The commission recommended by a 7-0 vote that the requests on the preliminary docket be moved to the final version, and supported the addition of two additional docket items: develop goals and policies supporting disaster planning and recovery, and develop goals and policies to promote universal design, disability access and age-friendly planning on Mercer Island.
Changes include updating the transportation element to address traffic modeling, level of service (LOS), non-motorized and Interstate 90 changes, updating the city’s critical areas ordinance and and creating a new land use map designation of “Private Community Facilities” or similar, for the properties currently occupied by the JCC, French American School and Herzl-Ner Tamid (approximately 18 acres).

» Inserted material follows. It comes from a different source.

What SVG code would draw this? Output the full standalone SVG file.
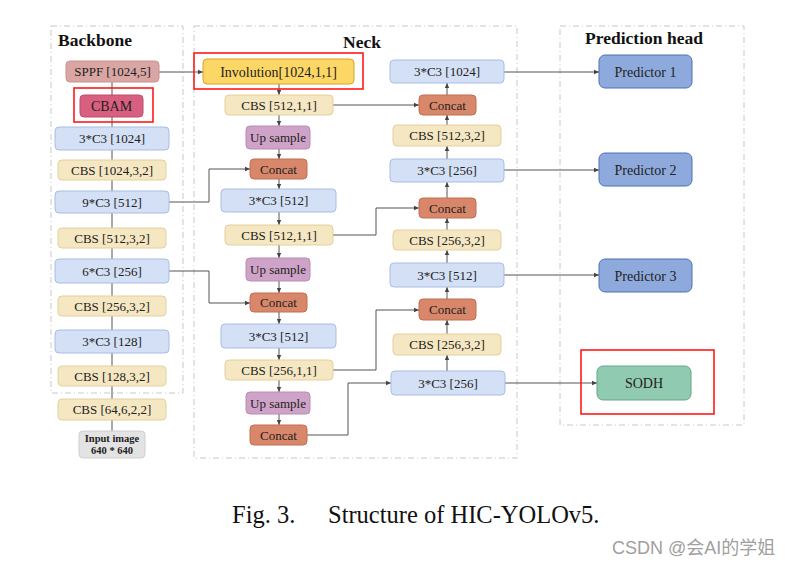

Council members added four amendments to address green building, Town Center development and workforce housing. The council voted 6-1 to adopt the changes, with Councilmember Dave Wisenteiner against the amendments.
The council reviewed the proposed 2017 Comprehensive Plan amendments at its Oct. 17 meeting. Text changes included updating the introduction and the city’s trail policy, while map amendments included changing the designation of Kite Hill from “public facility” to “park” and a portion of city-controlled property near Freshy’s from “Linear Park (I-90)” to “Town Center.”

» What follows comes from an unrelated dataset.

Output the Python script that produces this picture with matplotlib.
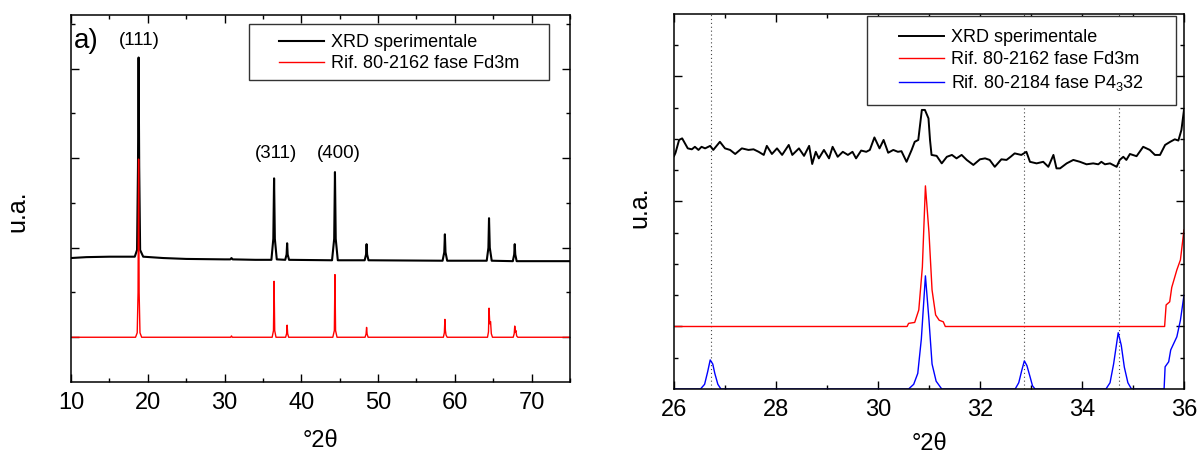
import matplotlib
matplotlib.use("Agg")
import matplotlib.pyplot as plt
from matplotlib.patches import Rectangle
from matplotlib.ticker import MultipleLocator, FixedLocator, NullFormatter

plt.rcParams['font.family'] = ['Liberation Sans', 'DejaVu Sans']
plt.rcParams['mathtext.fontset'] = 'custom'
plt.rcParams['mathtext.rm'] = 'Liberation Sans'
plt.rcParams['mathtext.default'] = 'regular'

# ---- panel a): full pattern (vertices, arbitrary units) ----
xrd_a_x = [10, 12, 15, 18.3, 18.6, 18.72, 18.8, 18.88, 19.0, 19.4, 22, 25, 30, 30.75, 30.9,
           31.05, 34, 36.1, 36.35, 36.45, 36.55, 36.8, 37.9, 38.08, 38.15, 38.22, 38.4, 44.0,
           44.28, 44.38, 44.48, 44.75, 48.25, 48.43, 48.5, 48.57, 48.75, 58.4, 58.62, 58.7,
           58.78, 59.0, 64.15, 64.37, 64.45, 64.55, 64.8, 67.55, 67.73, 67.8, 67.87, 68.05, 75]
xrd_a_y = [2.77, 2.79, 2.80, 2.80, 2.95, 4.8, 7.25, 4.8, 2.95, 2.80, 2.77, 2.75, 2.74, 2.74, 2.77,
           2.74, 2.73, 2.73, 3.2, 4.55, 3.2, 2.74, 2.73, 2.85, 3.10, 2.85, 2.73, 2.72,
           3.2, 4.69, 3.2, 2.72, 2.72, 2.85, 3.08, 2.85, 2.72, 2.71, 2.9, 3.30,
           2.9, 2.71, 2.71, 3.0, 3.66, 3.0, 2.71, 2.70, 2.85, 3.08, 2.85, 2.70, 2.70]

ref_a_x = [10, 18.4, 18.62, 18.73, 18.8, 18.87, 18.98, 19.2, 30.8, 30.9, 31.0, 36.2, 36.37, 36.45,
           36.53, 36.7, 37.95, 38.08, 38.15, 38.22, 38.35, 44.1, 44.3, 44.38, 44.46, 44.65, 48.3,
           48.43, 48.5, 48.57, 48.7, 58.5, 58.63, 58.7, 58.77, 58.85, 59.0, 64.25, 64.38, 64.45,
           64.55, 64.65, 64.75, 64.9, 67.6, 67.73, 67.8, 67.88, 67.95, 68.05, 68.2, 75]
ref_a_y = [1.0, 1.0, 1.1, 2.0, 4.98, 2.0, 1.1, 1.0, 1.0, 1.03, 1.0, 1.0, 1.15, 2.25,
           1.15, 1.0, 1.0, 1.08, 1.27, 1.08, 1.0, 1.0, 1.15, 2.40, 1.15, 1.0, 1.0,
           1.07, 1.22, 1.07, 1.0, 1.0, 1.1, 1.40, 1.15, 1.05, 1.0, 1.0, 1.12, 1.65,
           1.3, 1.35, 1.08, 1.0, 1.0, 1.08, 1.25, 1.12, 1.15, 1.03, 1.0, 1.0]

hkl_labels = ['(111)', '(311)', '(400)']
hkl_x = [18.85, 36.64, 44.86]
hkl_y = [7.63, 5.1, 5.1]

# ---- panel b): zoom 26-36 deg ----
xrd_b_x = [26.0, 26.03, 26.10, 26.16, 26.27, 26.35, 26.41, 26.48, 26.54, 26.61, 26.71, 26.77, 26.90,
           27.00, 27.10, 27.20, 27.33, 27.46, 27.56, 27.66, 27.76, 27.82, 27.92, 28.02, 28.12,
           28.25, 28.32, 28.45, 28.55, 28.65, 28.71, 28.78, 28.84, 28.94, 29.04, 29.11, 29.21,
           29.31, 29.41, 29.50, 29.57, 29.67, 29.77, 29.84, 29.93, 30.03, 30.11, 30.20, 30.30,
           30.39, 30.46, 30.56, 30.66, 30.72, 30.79, 30.86, 30.92, 30.99, 31.02, 31.05, 31.15,
           31.25, 31.35, 31.45, 31.54, 31.64, 31.74, 31.87, 32.00, 32.10, 32.19, 32.29, 32.42,
           32.52, 32.60, 32.68, 32.81, 32.91, 32.98, 33.11, 33.24, 33.34, 33.44, 33.50, 33.57,
           33.70, 33.83, 33.96, 34.09, 34.22, 34.32, 34.38, 34.45, 34.55, 34.68, 34.74, 34.81,
           34.87, 34.94, 35.07, 35.20, 35.33, 35.43, 35.53, 35.63, 35.73, 35.82, 35.89, 35.95, 36.0]
xrd_b_y = [7.45, 7.56, 7.97, 8.02, 7.70, 7.67, 7.75, 7.65, 7.75, 7.70, 7.78, 7.65, 7.91,
           7.70, 7.65, 7.52, 7.70, 7.65, 7.67, 7.59, 7.49, 7.78, 7.52, 7.70, 7.49,
           7.81, 7.49, 7.70, 7.46, 7.78, 7.20, 7.59, 7.38, 7.65, 7.38, 7.75, 7.43,
           7.59, 7.49, 7.59, 7.38, 7.63, 7.59, 7.65, 8.05, 7.70, 7.97, 7.56, 7.65,
           7.59, 7.61, 7.27, 7.65, 7.91, 7.97, 8.93, 8.93, 8.66, 7.97, 7.49, 7.46,
           7.22, 7.43, 7.49, 7.38, 7.49, 7.33, 7.17, 7.35, 7.38, 7.33, 7.11, 7.35,
           7.33, 7.43, 7.54, 7.49, 7.59, 7.27, 7.22, 7.27, 7.11, 7.49, 7.06, 7.06,
           7.22, 7.33, 7.27, 7.19, 7.22, 7.19, 7.27, 7.19, 7.22, 7.11, 7.33, 7.43,
           7.33, 7.52, 7.45, 7.75, 7.65, 7.49, 7.49, 7.81, 7.91, 7.99, 7.95, 8.29, 8.93]

ref1_b_x = [26.0, 30.57, 30.6, 30.72, 30.8, 30.87, 30.93, 31.0, 31.06, 31.13, 31.2, 31.28, 31.32,
            35.62, 35.65, 35.72, 35.76, 35.86, 35.93, 36.0]
ref1_b_y = [2.0, 2.0, 2.1, 2.13, 2.53, 3.9, 6.5, 5.0, 3.17, 2.37, 2.2, 2.15, 2.0,
            2.0, 2.69, 2.79, 3.25, 3.81, 4.13, 5.09]

ref2_b_x = [26.0, 26.52, 26.6, 26.66, 26.71, 26.76, 26.8, 26.86, 26.92,
            30.6, 30.7, 30.78, 30.85, 30.93, 31.0, 31.06, 31.14, 31.25,
            32.69, 32.76, 32.82, 32.87, 32.92, 32.98, 33.03, 33.08,
            34.47, 34.55, 34.62, 34.71, 34.77, 34.83, 34.9, 34.97,
            35.61, 35.63, 35.7, 35.74, 35.86, 35.93, 36.0]
ref2_b_y = [0, 0, 0.15, 0.55, 0.93, 0.8, 0.5, 0.15, 0,
            0, 0.15, 0.5, 1.6, 3.62, 2.2, 0.8, 0.25, 0,
            0, 0.2, 0.6, 0.9, 0.75, 0.4, 0.1, 0,
            0, 0.2, 0.8, 1.8, 1.4, 0.7, 0.2, 0,
            0, 0.71, 0.87, 1.25, 1.67, 2.2, 3.0]

marker_lines = [26.72, 32.87, 34.72]

lbl_xrd = 'XRD sperimentale'
lbl_fd3m = 'Rif. 80-2162 fase Fd3m'
lbl_p4332 = 'Rif. 80-2184 fase P4$_3$32'

fig = plt.figure(figsize=(11.98, 4.53), dpi=100)
ax1 = fig.add_axes([0.0593, 0.1567, 0.4165, 0.8102])
ax2 = fig.add_axes([0.5626, 0.1413, 0.4257, 0.8278])

for ax in (ax1, ax2):
    for s in ax.spines.values():
        s.set_linewidth(1.1)
    ax.tick_params(which='both', direction='in', top=True, right=True,
                   labelsize=17, pad=7, width=1.0)
    ax.yaxis.set_major_formatter(NullFormatter())

# panel a
ax1.plot(xrd_a_x, xrd_a_y, color='black', lw=1.5, label=lbl_xrd)
ax1.plot(ref_a_x, ref_a_y, color='red', lw=1.0, label=lbl_fd3m)
ax1.set_xlim(10, 75)
ax1.set_ylim(0, 8.2)
ax1.xaxis.set_major_locator(MultipleLocator(10))
ax1.xaxis.set_minor_locator(MultipleLocator(5))
ax1.yaxis.set_major_locator(FixedLocator([1, 3, 5, 7]))
ax1.yaxis.set_minor_locator(FixedLocator([2, 4, 6, 8]))
ax1.tick_params(which='major', length=5.5)
ax1.tick_params(which='minor', length=3)
for t, x, y in zip(hkl_labels, hkl_x, hkl_y):
    ax1.text(x, y, t, fontsize=13.5, ha='center', va='center')
ax1.text(10.4, 7.63, 'a)', fontsize=20, ha='left', va='center')
ax1.set_xlabel('°2θ', fontsize=17)
ax1.set_ylabel('u.a.', fontsize=18)
ax1.xaxis.set_label_coords(0.5, -0.13)
ax1.yaxis.set_label_coords(-0.083, 0.466)

ax1.add_patch(Rectangle((0.3557, 0.822), 0.6012, 0.1543, transform=ax1.transAxes,
                        facecolor='white', edgecolor='#333333', lw=1.0, zorder=4))
leg1 = ax1.legend(loc='upper left', bbox_to_anchor=(0.4168, 0.947), frameon=False,
                  fontsize=13, handlelength=2.5, handletextpad=0.4, borderpad=0,
                  labelspacing=0.22, borderaxespad=0)
leg1.set_zorder(5)

# panel b
for xm in marker_lines:
    ax2.axvline(xm, color='#444444', lw=0.8, linestyle=(0, (1, 2.5)), zorder=1)
ax2.plot(xrd_b_x, xrd_b_y, color='black', lw=1.4, label=lbl_xrd)
ax2.plot(ref1_b_x, ref1_b_y, color='red', lw=1.0, label=lbl_fd3m)
ax2.plot(ref2_b_x, ref2_b_y, color='blue', lw=1.0, label=lbl_p4332)
ax2.set_xlim(26, 36)
ax2.set_ylim(0, 12)
ax2.xaxis.set_major_locator(MultipleLocator(2))
ax2.xaxis.set_minor_locator(MultipleLocator(1))
ax2.yaxis.set_major_locator(FixedLocator([2, 6, 10]))
ax2.yaxis.set_minor_locator(FixedLocator([1, 3, 4, 5, 7, 8, 9, 11]))
ax2.tick_params(which='major', length=6)
ax2.tick_params(which='minor', length=3.2)
ax2.set_xlabel('°2θ', fontsize=17)
ax2.set_ylabel('u.a.', fontsize=18)
ax2.xaxis.set_label_coords(0.5, -0.118)
ax2.yaxis.set_label_coords(-0.045, 0.485)

ax2.add_patch(Rectangle((0.3784, 0.757), 0.6059, 0.2385, transform=ax2.transAxes,
                        facecolor='white', edgecolor='#333333', lw=1.0, zorder=4))
leg2 = ax2.legend(loc='upper left', bbox_to_anchor=(0.441, 0.96), frameon=False,
                  fontsize=13, handlelength=2.5, handletextpad=0.4, borderpad=0,
                  labelspacing=0.28, borderaxespad=0)
leg2.set_zorder(5)

fig.savefig('out.png', dpi=100)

Schools, city partner to help local youth
Many residents know the city of Mercer Island’s Youth and Family Services department (YFS) funds mental health counselors in every public school. What’s not so well known is that the city also funds a full-time uniformed police detective to work in the middle and high schools as a School Resource Officer.
The position has been in place for 21 years, according to the city’s weekly newsletter. SRO Art Munoz helps students understand their legal rights and responsibilities, make good choices and access community-based help if they get into trouble with the law. He also helps families as they navigate community resources to support their child.
He collaborates closely with YFS counselors, teachers and principals, as well the high school’s drug and alcohol counselor and the YFS diversion coordinator.
“The relationship between the SRO, YFS and the school district is very important as together we create a safety net and support system for our kids,” stated Police Chief Ed Holmes.
The total cost to the city for the SRO program this year is approximately $121,000. The Mercer Island School District contributes another $25,000 (17 percent) annually.
“Students approach Art because he is friendly, helpful and supportive to them,” says Vicki Puckett, principal at Mercer Island High School. “Art helps our students handle the big issues that arise in their lives, ranging from keeping their friends safe from making bad choices like substance abuse or possible suicide, to handling conflict at home or suddenly finding themselves homeless. He is so critical to our students, families and staff here at MIHS.”
City helps residents recycle 53,000 pounds of material
The city’s annual fall recycling collection event on Oct. 21 generated an impressive amount of material despite cold, torrential rain at times.
The city’s contractor reported 534 vehicles arrived, carrying a total of 53,444 pounds of discarded material, which averages to 100 pounds each, comparable to other previous events. The event also provided a collection opportunity for Mercer Island Youth and Family Services. Attendees donated 450 pounds of items for the city’s Food Pantry, and approximately $1,650 in cash.
Some highlights this year included 22,700 pounds of appliances, scrap metal, and electronics; 6,840 pounds of reusable household goods; 5,580 household batteries; 52 used tires; 10,560 pounds of confidential paper shredded onsite; 6,080 pounds of cardboard; 15 cubic yards of Styrofoam; and 1,000 pounds of scrap wood.
The city thanks residents for their participation in protecting the environment, recycling as much as possible and in supporting the Food Pantry.